The NRC believes that this application of the sealed source exclusion reasonably balances the interests of public health and safety and international policy interests in responsible handling of sources at the end of their useful life. The approach preserves the fundamental policy rationale underlying the original exclusion—to prevent sources from being dispersed in unregulated locations around the world by facilitating a “one-for one” exchange of U.S.-supplied new and disused sources—while achieving occupational doses to workers that are as low as reasonably achievable, as specified in 10 CFR 20.1101(b).
The NRC expects U.S. manufacturers, distributors, and suppliers to inform their customers about U.S. import licensing requirements for disused sources. It is recommended that U.S. importers retain copies of their communications with their foreign customers regarding U.S. import requirements. The U.S. importer at all times must comply with the specific license requirement for disused sources known to be of non-U.S. origin prior to import into the United States. A good faith effort by the importer may include communication of U.S. import requirements with its foreign customers, examination of a photograph of the source the customer seeks to exchange, and other relevant information related to the disused sources' origin.
Consistent with 10 CFR 110.53, the NRC may inspect the licensee's records, premises and activities pertaining to its exports and imports to ensure compliance with the sealed source exclusion to the definition of “radioactive waste” by trying to determine source origin (from user paperwork and communication) before an import occurs.
This position is being distributed to all Agreement States and material licensees.
Additionally, the NRC has coordinated this position with the Department of Energy/National Nuclear Safety Administration's (DOE/NNSA) Global Threat Reduction Initiative (GTRI). One of GTRI's programs repatriates sources from around the world that are in unsafe or insecure locations. The NRC does not have import licensing jurisdiction when U.S. companies import disused sources on behalf of NNSA's GTRI program; therefore, the licensing requirements in Part 110 would not apply to such imports.
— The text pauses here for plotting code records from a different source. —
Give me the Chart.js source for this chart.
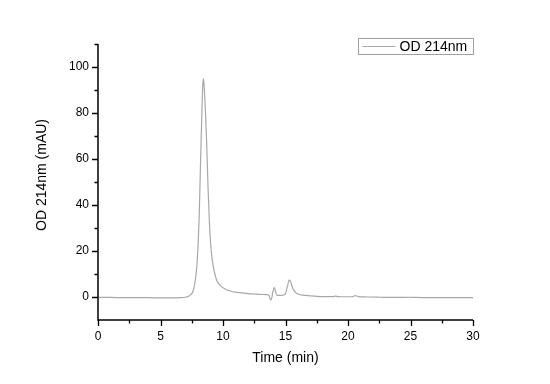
<!DOCTYPE html>
<html>
<head>
<meta charset="utf-8">
<script src="https://cdn.jsdelivr.net/npm/chart.js@4"></script>
<style>
  html, body { margin: 0; padding: 0; background: #ffffff; }
  #c { display: block; }
</style>
</head>
<body>
<canvas id="c" width="550" height="384"></canvas>
<script>
// ---- data ----
const SERIES_NAME = "OD 214nm";
const TIME = [0, 1, 2, 3, 4, 5, 6, 6.6, 7.0, 7.2, 7.4, 7.6, 7.75, 7.9, 8.0, 8.1, 8.2, 8.3, 8.38, 8.44, 8.5, 8.6, 8.7, 8.8, 8.9, 9.0, 9.1, 9.2, 9.35, 9.5, 9.7, 9.9, 10.2, 10.6, 11.0, 11.5, 12.0, 12.5, 13.0, 13.5, 13.7, 13.8, 13.9, 14.0, 14.1, 14.2, 14.3, 14.5, 14.8, 15.0, 15.15, 15.3, 15.4, 15.6, 15.8, 16.0, 16.4, 17.0, 17.5, 18.0, 18.8, 19.0, 19.2, 20.0, 20.4, 20.6, 20.8, 21.5, 22.5, 24, 25, 25.3, 27, 28.5, 30];
const OD = [-0.2, -0.2, -0.3, -0.3, -0.3, -0.4, -0.4, -0.3, -0.1, 0.2, 0.9, 2.5, 6, 13, 22, 36, 58, 78, 92, 95, 91, 80, 66, 48, 34, 24, 18, 14, 10, 7.2, 5.5, 4.4, 3.4, 2.6, 2.1, 1.8, 1.5, 1.3, 1.1, 1.0, 0.5, -1.3, -0.5, 2.5, 4.2, 2.5, 0.9, 0.7, 0.8, 1.5, 4.5, 7.3, 6.8, 3.5, 2.0, 1.3, 0.8, 0.5, 0.3, 0.2, 0.2, 0.4, 0.2, 0.1, 0.2, 0.6, 0.2, 0.0, -0.1, -0.2, -0.1, -0.2, -0.3, -0.3, -0.3];
const X_MAJOR = [0, 5, 10, 15, 20, 25, 30];
const X_MINOR = [2.5, 7.5, 12.5, 17.5, 22.5, 27.5];
const Y_MAJOR = [0, 20, 40, 60, 80, 100];
const Y_MINOR = [10, 30, 50, 70, 90, 110];
const X_TITLE = "Time (min)";
const Y_TITLE = "OD 214nm (mAU)";

const FONT = "'Liberation Sans', Arial, sans-serif";
const LINE_COLOR = "#a8a8a8";

const axesPlugin = {
  id: 'axesPlugin',
  afterDraw(chart) {
    const ctx = chart.ctx;
    const a = chart.chartArea;
    const xs = chart.scales.x, ys = chart.scales.y;
    ctx.save();
    ctx.strokeStyle = '#000';
    ctx.lineWidth = 1.5;
    ctx.beginPath();
    ctx.moveTo(a.left, a.top);
    ctx.lineTo(a.left, a.bottom);
    ctx.lineTo(a.right, a.bottom);
    ctx.stroke();
    ctx.lineWidth = 1.3;
    ctx.beginPath();
    Y_MAJOR.forEach(v => { const y = Math.round(ys.getPixelForValue(v)) + 0.5; ctx.moveTo(a.left, y); ctx.lineTo(a.left - 6, y); });
    Y_MINOR.forEach(v => { const y = Math.round(ys.getPixelForValue(v)) + 0.5; ctx.moveTo(a.left, y); ctx.lineTo(a.left - 3.5, y); });
    X_MAJOR.forEach(v => { const x = Math.round(xs.getPixelForValue(v)) + 0.5; ctx.moveTo(x, a.bottom); ctx.lineTo(x, a.bottom + 6); });
    X_MINOR.forEach(v => { const x = Math.round(xs.getPixelForValue(v)) + 0.5; ctx.moveTo(x, a.bottom); ctx.lineTo(x, a.bottom + 3.5); });
    ctx.stroke();

    // y axis title
    ctx.fillStyle = '#000';
    ctx.font = "14px " + FONT;
    ctx.save();
    ctx.translate(42, 175);
    ctx.rotate(-Math.PI / 2);
    ctx.textAlign = 'center';
    ctx.textBaseline = 'middle';
    ctx.fillText(Y_TITLE, 0, 0);
    ctx.restore();

    // legend box
    const lx = 358.5, ly = 38.5, lw = 115, lh = 16;
    ctx.strokeStyle = '#a0a0a0';
    ctx.lineWidth = 1;
    ctx.strokeRect(lx, ly, lw, lh);
    ctx.strokeStyle = LINE_COLOR;
    ctx.lineWidth = 1.2;
    ctx.beginPath();
    ctx.moveTo(lx + 4, ly + lh / 2);
    ctx.lineTo(lx + 37, ly + lh / 2);
    ctx.stroke();
    ctx.textBaseline = 'middle';
    ctx.textAlign = 'left';
    ctx.fillText(SERIES_NAME, lx + 41, ly + lh / 2 + 0.5);
    ctx.restore();
  }
};

new Chart(document.getElementById('c'), {
  type: 'line',
  data: {
    datasets: [{
      label: SERIES_NAME,
      data: TIME.map((t, i) => ({ x: t, y: OD[i] })),
      borderColor: LINE_COLOR,
      borderWidth: 1.2,
      pointRadius: 0,
      fill: false,
      cubicInterpolationMode: 'monotone'
    }]
  },
  options: {
    responsive: false,
    animation: false,
    layout: { padding: { top: 44, right: 77, left: 0, bottom: 0 } },
    plugins: { legend: { display: false }, tooltip: { enabled: false } },
    scales: {
      x: {
        type: 'linear', min: 0, max: 30,
        afterBuildTicks: s => { s.ticks = X_MAJOR.map(v => ({ value: v })); },
        afterFit: s => { s.height = 64; },
        grid: { display: false, drawTicks: false },
        border: { display: false },
        ticks: { color: '#000', font: { family: FONT, size: 12 }, padding: 9, maxRotation: 0, autoSkip: false },
        title: { display: true, text: X_TITLE, color: '#000', font: { family: FONT, size: 14 }, padding: { top: 0, bottom: 17 } }
      },
      y: {
        type: 'linear', min: -10, max: 110,
        afterBuildTicks: s => { s.ticks = Y_MAJOR.map(v => ({ value: v })); },
        afterFit: s => { s.width = 98; },
        grid: { display: false, drawTicks: false },
        border: { display: false },
        ticks: { color: '#000', font: { family: FONT, size: 12 }, padding: 9, autoSkip: false },
        title: { display: false }
      }
    }
  },
  plugins: [axesPlugin]
});
</script>
</body>
</html>
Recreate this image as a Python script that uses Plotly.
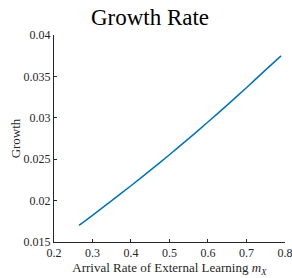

This technical position reflects the current NRC staff position on acceptable use of the general license for import of disused radioactive sources. Therefore, except in those cases in which the source manufacturer or distributor proposes an acceptable alternative method for complying with the definition of “radioactive waste” in Section 110.2, the guidance described herein will be used in the evaluation of the use of the general import license for disused sources.
For the Nuclear Regulatory Commission.